[START GIVEN DATA]
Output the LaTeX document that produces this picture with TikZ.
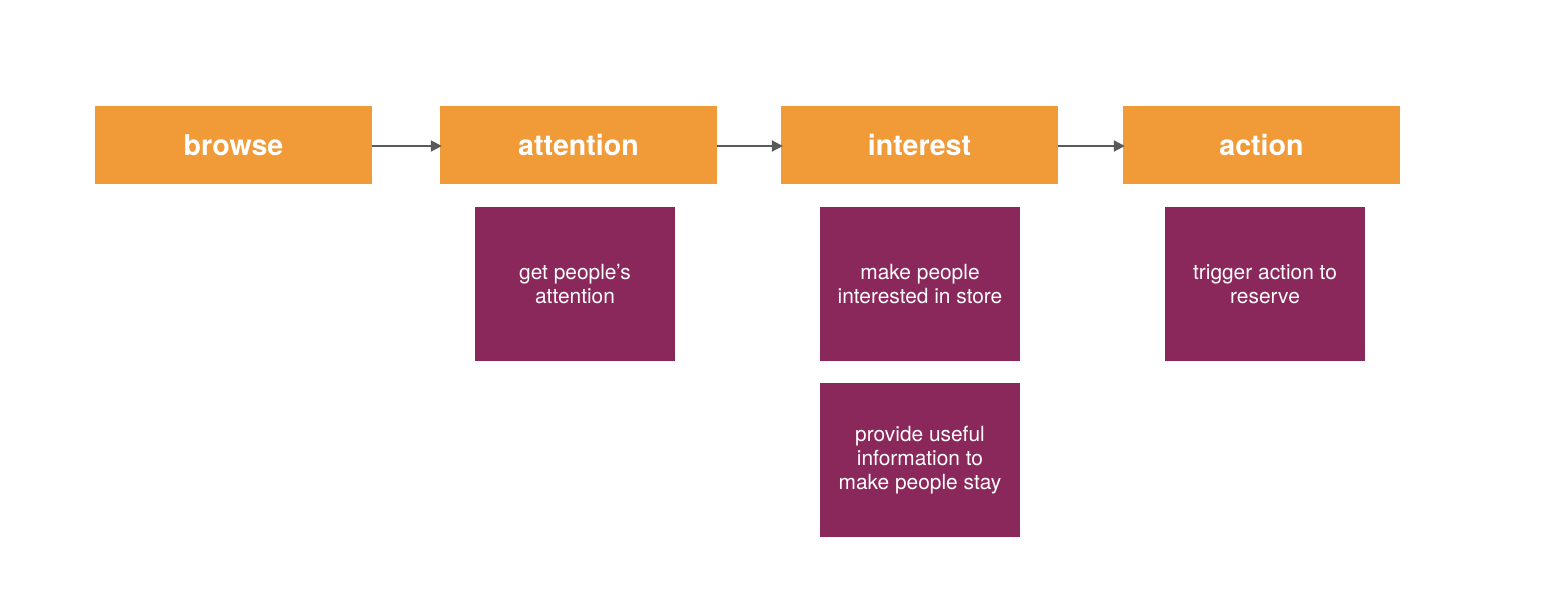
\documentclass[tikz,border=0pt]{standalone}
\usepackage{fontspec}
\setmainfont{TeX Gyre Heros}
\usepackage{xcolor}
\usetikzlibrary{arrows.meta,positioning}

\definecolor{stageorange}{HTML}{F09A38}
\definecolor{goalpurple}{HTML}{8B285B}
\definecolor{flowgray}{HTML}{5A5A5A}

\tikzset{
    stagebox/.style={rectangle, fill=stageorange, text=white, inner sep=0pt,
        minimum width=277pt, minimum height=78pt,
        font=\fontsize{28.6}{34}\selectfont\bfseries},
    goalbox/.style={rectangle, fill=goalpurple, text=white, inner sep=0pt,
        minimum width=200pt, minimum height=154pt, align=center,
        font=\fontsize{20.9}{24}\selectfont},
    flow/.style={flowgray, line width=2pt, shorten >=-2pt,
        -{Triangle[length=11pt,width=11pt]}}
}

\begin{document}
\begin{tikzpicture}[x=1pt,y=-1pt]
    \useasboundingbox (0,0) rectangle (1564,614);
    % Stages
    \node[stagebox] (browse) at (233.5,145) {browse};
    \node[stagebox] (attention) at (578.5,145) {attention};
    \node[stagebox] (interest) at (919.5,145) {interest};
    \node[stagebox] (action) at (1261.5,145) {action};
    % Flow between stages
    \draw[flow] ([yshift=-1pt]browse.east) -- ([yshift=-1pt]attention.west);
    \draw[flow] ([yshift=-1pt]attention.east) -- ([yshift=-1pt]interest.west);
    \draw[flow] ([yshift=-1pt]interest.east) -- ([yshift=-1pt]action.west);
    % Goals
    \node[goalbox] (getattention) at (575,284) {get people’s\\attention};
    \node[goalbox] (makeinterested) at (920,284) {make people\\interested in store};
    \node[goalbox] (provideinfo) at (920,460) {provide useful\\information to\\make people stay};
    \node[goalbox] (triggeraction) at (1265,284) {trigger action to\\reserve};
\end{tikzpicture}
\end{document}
[END GIVEN DATA]
WHAT YOU WILL DO => Print the full listing exactly, dropping the pictures.

THE OUTPUT =>
Output the LaTeX document that produces this picture with TikZ.
\documentclass[tikz,border=0pt]{standalone}
\usepackage{fontspec}
\setmainfont{TeX Gyre Heros}
\usepackage{xcolor}
\usetikzlibrary{arrows.meta,positioning}

\definecolor{stageorange}{HTML}{F09A38}
\definecolor{goalpurple}{HTML}{8B285B}
\definecolor{flowgray}{HTML}{5A5A5A}

\tikzset{
    stagebox/.style={rectangle, fill=stageorange, text=white, inner sep=0pt,
        minimum width=277pt, minimum height=78pt,
        font=\fontsize{28.6}{34}\selectfont\bfseries},
    goalbox/.style={rectangle, fill=goalpurple, text=white, inner sep=0pt,
        minimum width=200pt, minimum height=154pt, align=center,
        font=\fontsize{20.9}{24}\selectfont},
    flow/.style={flowgray, line width=2pt, shorten >=-2pt,
        -{Triangle[length=11pt,width=11pt]}}
}

\begin{document}
\begin{tikzpicture}[x=1pt,y=-1pt]
    \useasboundingbox (0,0) rectangle (1564,614);
    % Stages
    \node[stagebox] (browse) at (233.5,145) {browse};
    \node[stagebox] (attention) at (578.5,145) {attention};
    \node[stagebox] (interest) at (919.5,145) {interest};
    \node[stagebox] (action) at (1261.5,145) {action};
    % Flow between stages
    \draw[flow] ([yshift=-1pt]browse.east) -- ([yshift=-1pt]attention.west);
    \draw[flow] ([yshift=-1pt]attention.east) -- ([yshift=-1pt]interest.west);
    \draw[flow] ([yshift=-1pt]interest.east) -- ([yshift=-1pt]action.west);
    % Goals
    \node[goalbox] (getattention) at (575,284) {get people’s\\attention};
    \node[goalbox] (makeinterested) at (920,284) {make people\\interested in store};
    \node[goalbox] (provideinfo) at (920,460) {provide useful\\information to\\make people stay};
    \node[goalbox] (triggeraction) at (1265,284) {trigger action to\\reserve};
\end{tikzpicture}
\end{document}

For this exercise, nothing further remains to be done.